Regarding the article you cited, a glance at the author list told me basically all I need to know about it. It is an "apples to oranges" comparisons of impacts on Mars to the Sudbury impact which happened in shallow sea water (as did Chicxulub, that ended the age of dinosaurs). Land deposits by Sudbury have long since been eroded, as have virtually all marine deposits, save for a few widely scattered basal breccia deposits (possible tsunami deposits). A slightly less biased assessment is Calvin, W. M. et al., 2008, Hematite spherules at Meridiani: Results from MI, Mini-TES, and Pancam: Journal of Geophysical Research, v. 113, p. E12S37 which concludes (in its abstract): "no single terrestrial analog provides a model that can account for all attributes of the spherules on Mars". More recently, actual Mars concretions are described in detail by Sun, V.Z. et al., 2018, Late-stage diagenetic concretions in the Murray Formation, Gale crater, Mars: Icarus, 321:866-890 (you didn't recognize these on 06/09/17 because they weren't spherical enough). I noted that the article made no mention of or comparison with Meridiani spherules (or the very similar spherules at Gusev). Also it didn't mention the unusual detrital blueberries (actual spherules) in Gale discovered by members of this forum.

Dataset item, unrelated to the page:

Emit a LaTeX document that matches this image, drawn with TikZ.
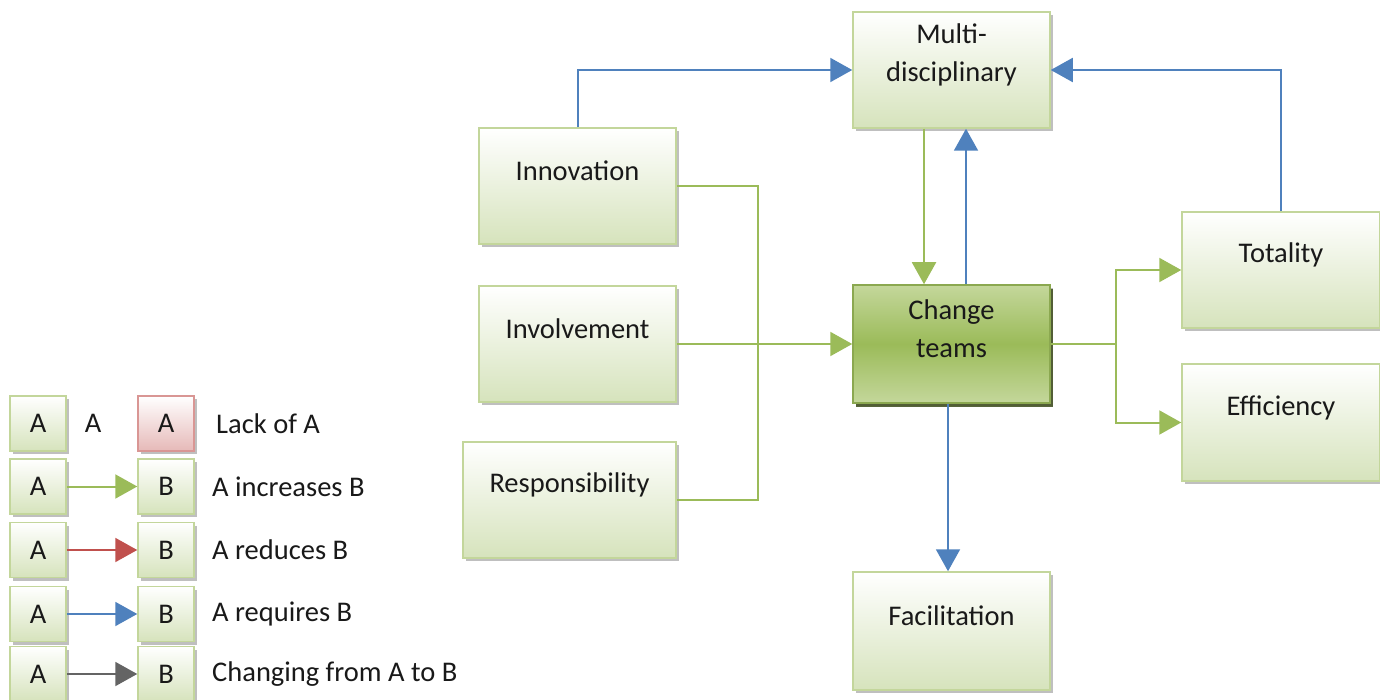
\documentclass[tikz,border=0pt]{standalone}
\usepackage{fontspec}
\setmainfont{Carlito}
\usetikzlibrary{arrows.meta,shadows}
\definecolor{lgreen}{RGB}{155,187,89}
\definecolor{lblue}{RGB}{79,129,189}
\definecolor{lred}{RGB}{192,80,77}
\definecolor{lgrey}{RGB}{100,100,100}
\definecolor{bordg}{RGB}{195,214,155}
\definecolor{fillg}{RGB}{214,227,188}
\definecolor{darkg}{RGB}{155,187,89}
\definecolor{midg}{RGB}{196,215,155}
\definecolor{bordr}{RGB}{217,150,148}
\definecolor{fillr}{RGB}{230,185,184}
\definecolor{txt}{RGB}{25,25,25}
\tikzset{
  every node/.style={font=\fontsize{28.5}{38}\selectfont, text=txt},
  box/.style={draw=bordg, line width=1.5pt, top color=white, bottom color=fillg,
    minimum width=197pt, minimum height=116pt, inner sep=0pt,
    drop shadow={shadow xshift=3pt, shadow yshift=-3pt, fill=black, opacity=0.25}},
  cbox/.style={box, draw=lgreen!90!black, top color=midg, bottom color=midg, middle color=darkg,
    drop shadow={shadow xshift=3pt, shadow yshift=-4pt, fill=lgreen!45!black, opacity=0.9}},
  lbox/.style={box, minimum width=56pt, minimum height=55pt},
  rbox/.style={lbox, draw=bordr, bottom color=fillr},
  lab/.style={align=center, yshift=15pt},
  inc/.style={draw=lgreen, line width=2pt},
  tip/.style={-{Triangle[length=22pt,width=24pt]}},
  incA/.style={inc, tip},
  redA/.style={draw=lred, line width=2pt, tip},
  reqA/.style={draw=lblue, line width=2pt, tip},
  chgA/.style={draw=lgrey, line width=2pt, tip},
  ltext/.style={anchor=west, inner sep=0pt}
}
\begin{document}
\begin{tikzpicture}[x=1pt,y=-1pt]
\useasboundingbox (0,0) rectangle (1380,700);
% main boxes
\node[box] (multi) at (951.5,70) {};
\node[lab] at (multi.center) {Multi-\\disciplinary};
\node[box] (inn) at (577.5,186) {};
\node[lab] at (inn.center) {Innovation};
\node[box] (inv) at (577.5,344) {};
\node[lab] at (inv.center) {Involvement};
\node[box, minimum width=213pt] (resp) at (569.5,500) {};
\node[lab] at (resp.center) {Responsibility};
\node[cbox, minimum height=118pt] (chg) at (951.5,344) {};
\node[lab] at (chg.center) {Change\\teams};
\node[box, minimum width=198pt] (tot) at (1281,270) {};
\node[lab] at (tot.center) {Totality};
\node[box, minimum width=198pt, minimum height=117pt] (eff) at (1281,422.5) {};
\node[lab] at (eff.center) {Efficiency};
\node[box, minimum height=118pt] (fac) at (951.5,631) {};
\node[lab] at (fac.center) {Facilitation};
% connectors
\draw[reqA] (inn.north) |- (multi.west);
\draw[reqA] (tot.north) |- (multi.east);
\draw[incA] ([xshift=-27.5pt]multi.south) -- ([xshift=-27.5pt]chg.north);
\draw[reqA] ([xshift=14.5pt]chg.north) -- ([xshift=14.5pt]multi.south);
\draw[reqA] ([xshift=-3.5pt]chg.south) -- ([xshift=-3.5pt]fac.north);
\draw[inc] (inn.east) -- ++(81,0) coordinate (bus) |- (resp.east);
\draw[incA] (inv.east) -- (chg.west);
\draw[inc] (chg.east) -- ++(65,0) coordinate (split);
\draw[incA] (split) |- (tot.west);
\draw[incA] (split) |- (eff.west);
% legend
\node[lbox] (la1) at (38,423.5) {A};
\node (lt0) at (93,423.5) {A};
\node[rbox] (lr1) at (166,423.5) {A};
\node[ltext] (lt1) at (216,423.5) {Lack of A};
\node[lbox] (la2) at (38,486.5) {A};
\node[lbox] (lb2) at (166,486.5) {B};
\node[ltext] (lt2) at (212,486.5) {A increases B};
\draw[incA] (la2.east) -- (lb2.west);
\node[lbox] (la3) at (38,550) {A};
\node[lbox] (lb3) at (166,550) {B};
\node[ltext] (lt3) at (212,550) {A reduces B};
\draw[redA] (la3.east) -- (lb3.west);
\node[lbox] (la4) at (38,614) {A};
\node[lbox] (lb4) at (166,614) {B};
\node[ltext] (lt4) at (212,614) {A requires B};
\draw[reqA] (la4.east) -- (lb4.west);
\node[lbox] (la5) at (38,674) {A};
\node[lbox] (lb5) at (166,674) {B};
\node[ltext] (lt5) at (212,674) {Changing from A to B};
\draw[chgA] (la5.east) -- (lb5.west);
\end{tikzpicture}
\end{document}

Personally I don't find the much abused Mars phrase "consistent with" very compelling, but that is my own preference as a practicing scientist. And I also am looking forward to observations by Perseverence, especially after I observed the large, young impact crater Hargraves not far away (I once co-authored a paper on paleomagnetism with Bob Hargraves). Apologies to the moderators for being so didactic; that is the professor in me, I guess.